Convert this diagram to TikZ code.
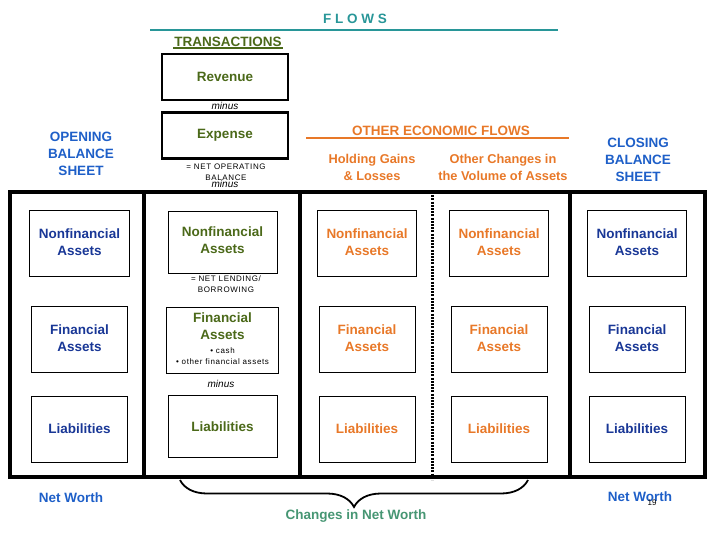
\documentclass[tikz,border=0pt]{standalone}
\usepackage{fontspec}
\setmainfont{Liberation Sans}
\newfontfamily\spacedfont[LetterSpace=8]{Liberation Sans}
\usepackage{tikz}
\usetikzlibrary{decorations.pathreplacing}

\definecolor{flowteal}{RGB}{40,150,152}
\definecolor{txgreen}{RGB}{75,105,25}
\definecolor{ofOrange}{RGB}{232,120,40}
\definecolor{headblue}{RGB}{30,95,200}
\definecolor{stockblue}{RGB}{25,55,150}
\definecolor{changegreen}{RGB}{70,150,115}

\newcommand{\boxfont}{\fontsize{13.5}{17}\selectfont\bfseries}
\newcommand{\subfont}{\fontsize{12.8}{17}\selectfont\bfseries}
\newcommand{\notefont}{\fontsize{8}{11}\spacedfont\mdseries}

\begin{document}
\begin{tikzpicture}[x=1pt, y=-1pt,
    stockbox/.style={draw, rectangle, line width=0.8pt, minimum width=96pt, minimum height=66pt, font=\boxfont},
    txbox/.style={draw, rectangle, line width=0.8pt, minimum width=109pt, minimum height=62pt, font=\boxfont, text=txgreen},
    flowbox/.style={draw, rectangle, line width=2.5pt, minimum width=126pt, minimum height=46pt, font=\boxfont, text=txgreen},
    note/.style={font=\notefont, inner sep=0pt},
    minustext/.style={font=\fontsize{10}{12}\selectfont\itshape, inner sep=0pt},
    heading/.style={font=\boxfont, inner sep=0pt}]
    \useasboundingbox (0, 0) rectangle (720, 540);

    % flows header
    \node (flows) at (355, 19) [font=\boxfont, text=flowteal] {F L O W S};
    \draw [flowteal, line width=1.5pt] (150, 30) -- (558, 30);

    \node (transactions) at (228, 42) [font=\boxfont, text=txgreen, inner sep=1pt] {TRANSACTIONS};
    \draw [txgreen, line width=1.2pt] (transactions.south west) -- (transactions.south east);

    \node (revenue) at (225, 77) [flowbox] {Revenue};
    \node (minus_rev) at (225, 106) [minustext] {minus};
    \node (expense) at (225, 135.5) [flowbox] {Expense};
    \node (net_operating) at (226, 172.5) [note] {\begin{tabular}{c} = NET OPERATING \\ BALANCE \end{tabular}};
    \node (minus_exp) at (225, 184) [minustext] {minus};

    \node (opening) at (81, 155) [heading, text=headblue] {\begin{tabular}{c} OPENING \\ BALANCE \\ SHEET \end{tabular}};

    \node (other_flows) at (441, 131) [font=\boxfont, text=ofOrange] {OTHER ECONOMIC FLOWS};
    \draw [ofOrange, line width=1.5pt] (306, 138) -- (569, 138);

    \node (holding) at (372, 169) [font=\subfont, text=ofOrange, inner sep=0pt] {\begin{tabular}{c} Holding Gains \\ \& Losses \end{tabular}};
    \node (volume) at (503, 169) [font=\subfont, text=ofOrange, inner sep=0pt] {\begin{tabular}{c} Other Changes in \\ the Volume of Assets \end{tabular}};

    \node (closing) at (638, 161) [heading, text=headblue] {\begin{tabular}{c} CLOSING \\ BALANCE \\ SHEET \end{tabular}};

    % the frame of columns
    \draw [line width=4pt] (10, 192) rectangle (705, 477);
    \foreach \x in {144, 300, 570}
        \draw [line width=4pt] (\x, 192) -- (\x, 477);
    \draw [line width=3pt, dash pattern=on 2pt off 1.2pt] (432, 192) -- (432, 480);

    % opening balance sheet
    \node (open_nonfin) at (79.5, 243.5) [stockbox, text=stockblue] {\begin{tabular}{c} Nonfinancial \\ Assets \end{tabular}};
    \node (open_fin) at (79.5, 339.5) [stockbox, text=stockblue] {\begin{tabular}{c} Financial \\ Assets \end{tabular}};
    \node (open_liab) at (79.5, 429) [stockbox, text=stockblue] {Liabilities};

    % transactions
    \node (tx_nonfin) at (222.5, 242) [txbox] {\begin{tabular}{c} Nonfinancial \\ Assets \end{tabular}};
    \node (net_lending) at (226, 284.5) [note] {\begin{tabular}{c} = NET LENDING/ \\ BORROWING \end{tabular}};
    \node (tx_fin) at (222.5, 340.5) [txbox] {\begin{tabular}{c} Financial \\ Assets \\[-3pt] {\notefont\color{black} \textbullet\ cash} \\[-6pt] {\notefont\color{black} \textbullet\ other financial assets} \end{tabular}};
    \node (minus_fin) at (221, 384) [minustext] {minus};
    \node (tx_liab) at (222.5, 426.5) [txbox] {Liabilities};

    % holding gains and losses
    \node (hold_nonfin) at (367, 243.5) [stockbox, text=ofOrange] {\begin{tabular}{c} Nonfinancial \\ Assets \end{tabular}};
    \node (hold_fin) at (367, 339.5) [stockbox, text=ofOrange] {\begin{tabular}{c} Financial \\ Assets \end{tabular}};
    \node (hold_liab) at (367, 429) [stockbox, text=ofOrange] {Liabilities};

    % other changes in volume
    \node (vol_nonfin) at (499, 243.5) [stockbox, text=ofOrange] {\begin{tabular}{c} Nonfinancial \\ Assets \end{tabular}};
    \node (vol_fin) at (499, 339.5) [stockbox, text=ofOrange] {\begin{tabular}{c} Financial \\ Assets \end{tabular}};
    \node (vol_liab) at (499, 429) [stockbox, text=ofOrange] {Liabilities};

    % closing balance sheet
    \node (close_nonfin) at (637, 243.5) [stockbox, text=stockblue] {\begin{tabular}{c} Nonfinancial \\ Assets \end{tabular}};
    \node (close_fin) at (637, 339.5) [stockbox, text=stockblue] {\begin{tabular}{c} Financial \\ Assets \end{tabular}};
    \node (close_liab) at (637, 429) [stockbox, text=stockblue] {Liabilities};

    % net worth
    \node (open_worth) at (71, 498) [font=\boxfont, text=headblue] {Net Worth};
    \node (close_worth) at (640, 497) [font=\boxfont, text=headblue] {Net Worth};
    \node (page_no) at (652, 503) [font=\fontsize{8}{9}\selectfont, inner sep=0pt] {19};

    \coordinate (brace_right) at (528, 480);
    \coordinate (brace_left) at (180, 480);
    \draw [decorate, decoration={brace, amplitude=27pt}, line width=1.8pt] (brace_right) -- (brace_left);
    \node (changes) at (356, 516) [font=\boxfont, text=changegreen] {Changes in Net Worth};
\end{tikzpicture}
\end{document}
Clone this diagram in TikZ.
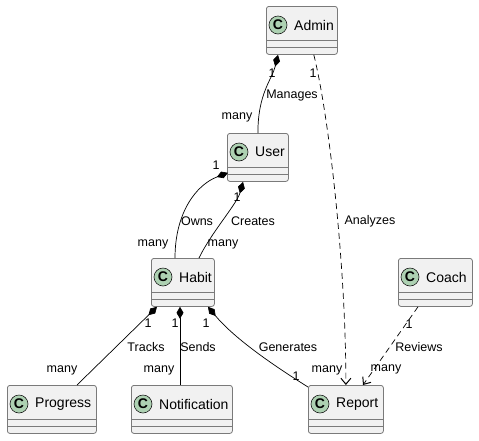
\documentclass[tikz,border=0pt]{standalone}
\usepackage{fontspec}
\setmainfont{Liberation Sans}
\usetikzlibrary{%
  arrows.meta,%
  positioning,%
  calc%
}
\definecolor{boxfill}{HTML}{F1F1F1}
\definecolor{boxline}{HTML}{7A7A7A}
\definecolor{markfill}{HTML}{ADD1B2}
\definecolor{markline}{HTML}{181818}

\tikzset{
  classbox/.style={draw=boxline, fill=boxfill, line width=0.8pt,
    rounded corners=2.5pt, minimum height=48pt, inner sep=0pt},
  compline/.style={draw=boxline, line width=0.8pt},
  classmark/.style={circle, draw=markline, fill=markfill, line width=0.6pt,
    minimum size=18pt, inner sep=0pt, font=\fontsize{14}{14}\selectfont\bfseries},
  classname/.style={inner sep=0pt, font=\fontsize{14}{14}\selectfont},
  rolelabel/.style={inner sep=0pt, font=\fontsize{12.5}{13}\selectfont},
  compose/.style={{Diamond[length=12pt,width=7pt]}-, line width=0.7pt},
  depend/.style={-{Straight Barb[length=6pt,width=10pt,line width=1pt]}, dashed,
    dash pattern=on 6pt off 4pt, line width=0.7pt}
}

% name, left, top, width, title
\newcommand{\umlclass}[5]{%
  \node[classbox, minimum width=#4pt, anchor=north west] (#1) at (#2,#3) {};
  \draw[compline] ([yshift=-34pt]#1.north west) -- ([yshift=-34pt]#1.north east);
  \draw[compline] ([yshift=-41pt]#1.north west) -- ([yshift=-41pt]#1.north east);
  \node[classmark] (#1c) at ([xshift=12pt,yshift=-19pt]#1.north west) {C};
  \node[classname, anchor=west] (#1t) at ([xshift=28pt,yshift=-19pt]#1.north west) {#5};
}

\begin{document}
\begin{tikzpicture}[x=1pt, y=-1pt]
\useasboundingbox (0,0) rectangle (479,440);

% classes
\umlclass{admin}{266}{6}{71}{Admin}
\umlclass{user}{227}{133}{61}{User}
\umlclass{habit}{151}{258}{63}{Habit}
\umlclass{coach}{398}{258}{74}{Coach}
\umlclass{progress}{7}{385}{89}{Progress}
\umlclass{notification}{131}{385}{101}{Notification}
\umlclass{report}{308}{385}{75}{Report}

% Admin -- User
\draw[compose] ([xshift=12pt]admin.south west) .. controls +(-6,25) and +(0,-40) .. (user.north);
\node[rolelabel] (m1a) at (272,73) {1};
\node[rolelabel] (m1b) at (292,95) {Manages};
\node[rolelabel] (m1c) at (237,117) {many};

% Admin -> Report
\draw[depend] ([xshift=-24pt]admin.south east) .. controls +(15,60) and +(0,-120) .. (report.north);
\node[rolelabel] (a1a) at (313,73) {1};
\node[rolelabel] (a1b) at (370,221) {Analyzes};
\node[rolelabel] (a1c) at (327,370) {many};

% User -- Habit
\draw[compose] ([xshift=1pt,yshift=9pt]user.south west) .. controls +(-32,12) and +(0,-45) .. ([xshift=24pt]habit.north west);
\node[rolelabel] (o1a) at (216,165) {1};
\node[rolelabel] (o1b) at (197,221) {Owns};
\node[rolelabel] (o1c) at (153,244) {many};

\draw[compose] ([xshift=16pt]user.south west) .. controls +(-6,22) and +(12,-25) .. ([xshift=48pt]habit.north west);
\node[rolelabel] (c1a) at (237,197) {1};
\node[rolelabel] (c1b) at (253,221) {Creates};
\node[rolelabel] (c1c) at (223,244) {many};

% Habit -- Progress, Notification, Report
\draw[compose] ([xshift=6pt]habit.south west) -- ([xshift=70pt]progress.north west);
\node[rolelabel] (t1a) at (148,323) {1};
\node[rolelabel] (t1b) at (146,347) {Tracks};
\node[rolelabel] (t1c) at (62,370) {many};

\draw[compose] ([xshift=29pt]habit.south west) -- ([xshift=49pt]notification.north west);
\node[rolelabel] (s1a) at (175,323) {1};
\node[rolelabel] (s1b) at (198,347) {Sends};
\node[rolelabel] (s1c) at (159,370) {many};

\draw[compose] ([xshift=57pt]habit.south west) .. controls +(25,30) and +(-40,-25) .. ([yshift=-2pt]report.north west);
\node[rolelabel] (g1a) at (206,323) {1};
\node[rolelabel] (g1b) at (288,347) {Generates};
\node[rolelabel] (g1c) at (296,376) {1};

% Coach -> Report
\draw[depend] ([xshift=20pt]coach.south west) -- ([xshift=55pt]report.north west);
\node[rolelabel] (r1a) at (409,324) {1};
\node[rolelabel] (r1b) at (419,347) {Reviews};
\node[rolelabel] (r1c) at (386,369) {many};

\end{tikzpicture}
\end{document}
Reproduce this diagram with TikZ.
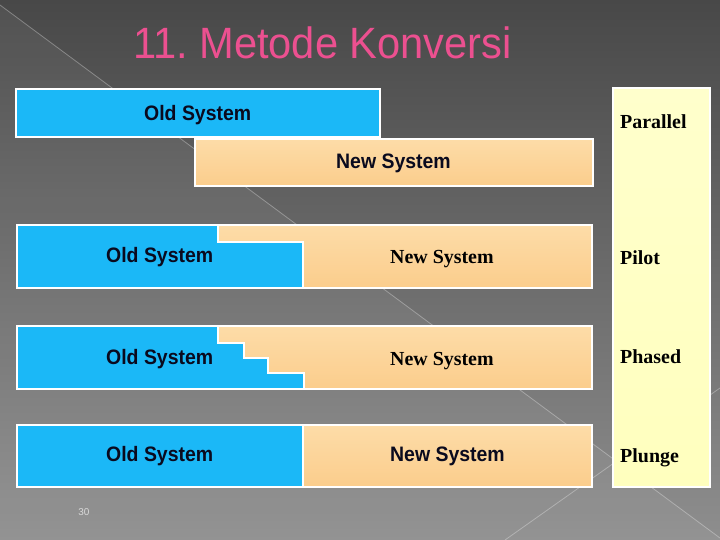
• • •
**DIRECTION**
Repeat the lines from where the entries begin to the line with "rectangle (720, 540);", both included. Any picture is left out.

**OUTPUT BELOW**
Convert this diagram to TikZ code.
\documentclass[tikz,border=0pt]{standalone}
\usepackage{fontspec}
\setmainfont{Liberation Sans}
\newfontfamily\spacedfont[LetterSpace=8]{Liberation Sans}
\usepackage{tikz}
\usetikzlibrary{decorations.pathreplacing}

\definecolor{flowteal}{RGB}{40,150,152}
\definecolor{txgreen}{RGB}{75,105,25}
\definecolor{ofOrange}{RGB}{232,120,40}
\definecolor{headblue}{RGB}{30,95,200}
\definecolor{stockblue}{RGB}{25,55,150}
\definecolor{changegreen}{RGB}{70,150,115}

\newcommand{\boxfont}{\fontsize{13.5}{17}\selectfont\bfseries}
\newcommand{\subfont}{\fontsize{12.8}{17}\selectfont\bfseries}
\newcommand{\notefont}{\fontsize{8}{11}\spacedfont\mdseries}

\begin{document}
\begin{tikzpicture}[x=1pt, y=-1pt,
    stockbox/.style={draw, rectangle, line width=0.8pt, minimum width=96pt, minimum height=66pt, font=\boxfont},
    txbox/.style={draw, rectangle, line width=0.8pt, minimum width=109pt, minimum height=62pt, font=\boxfont, text=txgreen},
    flowbox/.style={draw, rectangle, line width=2.5pt, minimum width=126pt, minimum height=46pt, font=\boxfont, text=txgreen},
    note/.style={font=\notefont, inner sep=0pt},
    minustext/.style={font=\fontsize{10}{12}\selectfont\itshape, inner sep=0pt},
    heading/.style={font=\boxfont, inner sep=0pt}]
    \useasboundingbox (0, 0) rectangle (720, 540);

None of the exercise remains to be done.